É inegável que Gladwell popularizou conceitos que, antes dele, estavam trancados em revistas acadêmicas inacessíveis. Mas é igualmente inegável que ele faz isso como quem traduz Shakespeare com emojis. O impacto disso é duplo: democratiza o saber, mas também o achata. Em nome da narrativa fluida, nuances complexas viram máximas de autoajuda com pretensão sociológica. Quem lê Outliers, por exemplo, pode sair convencido de que o sucesso é questão de calendário e prática — e não de desigualdade, estrutura e sorte perversa.
Quando o carisma vira fórmula
Desde sua estreia em The New Yorker, no fim dos anos 1990, Gladwell desenvolveu um estilo que beira a paródia. Começa com uma história peculiar: uma pesquisadora que estuda ketchup, um psicólogo que mede a inclinação da cadeira de escritório, um treinador de basquete que nunca jogou basquete. Em seguida, entra o “twist”: aquele dado surpreendente, aquela conexão improvável. Por fim, a moral da história — embalada com finesse, mas muitas vezes com sabor de PowerPoint corporativo.
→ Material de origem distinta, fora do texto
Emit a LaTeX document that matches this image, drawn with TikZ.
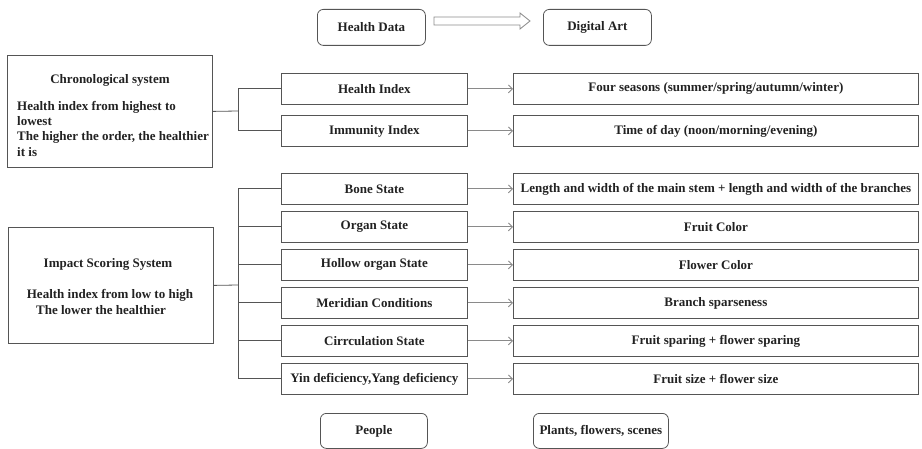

Em um tempo em que a internet premia a superficialidade instantânea e o algoritmo recompensa os bons contadores de histórias, Gladwell parece ter sido feito sob medida para o século XXI. Ele é o influenciador literário original — o homem que transformou estudos acadêmicos em TED talks antes mesmo de o TED ser moda. Seus livros se tornaram manual de RH, cardápio de MBA e catecismo de aspirantes a “pensadores do futuro”.
No entanto, o cansaço é real. Em círculos mais acadêmicos, Gladwell é lido com sobrancelhas arqueadas. Muitos apontam que sua propensão a simplificar o complexo pode distorcer tanto quanto iluminar. Em seu livro Talking to Strangers, por exemplo, ele faz um esforço louvável para abordar casos de mal-entendidos trágicos — como o assassinato de Sandra Bland ou o caso Brock Turner —, mas acaba escorregando ao tratar fatores estruturais como simples erros de julgamento.
Hoje, aos 61 anos, Malcolm Gladwell continua ativo como podcaster — o Revisionist History, sua principal empreitada digital, já está em sua nona temporada — e como empresário à frente da Pushkin Industries, produtora de conteúdo em áudio que mistura jornalismo, música e cultura pop. Ele também é presença frequente em eventos corporativos, onde atua como guru das ideias “fora da caixa”, muitas vezes cobrando cachês dignos de astros da NBA.
Mas há também uma admiração genuína que persiste. Gladwell fez muita gente ler, pensar, argumentar — ainda que superficialmente. Ele ajudou a popularizar a ideia de que o mundo não é apenas o que parece ser. Se os atalhos que ele traça nem sempre se sustentam com rigor, ao menos servem como convites ao pensamento crítico. O leitor atento pode, com sorte, usar a curiosidade despertada por Gladwell como trampolim para investigações mais profundas.

Talvez seja esse o verdadeiro legado de Malcolm Gladwell: um autor que não entrega verdades, mas sugestões de como pensar sobre o mundo — com charme, sim; com simplificação, claro; com impacto, sempre. Um famanaz, no melhor e no pior sentido.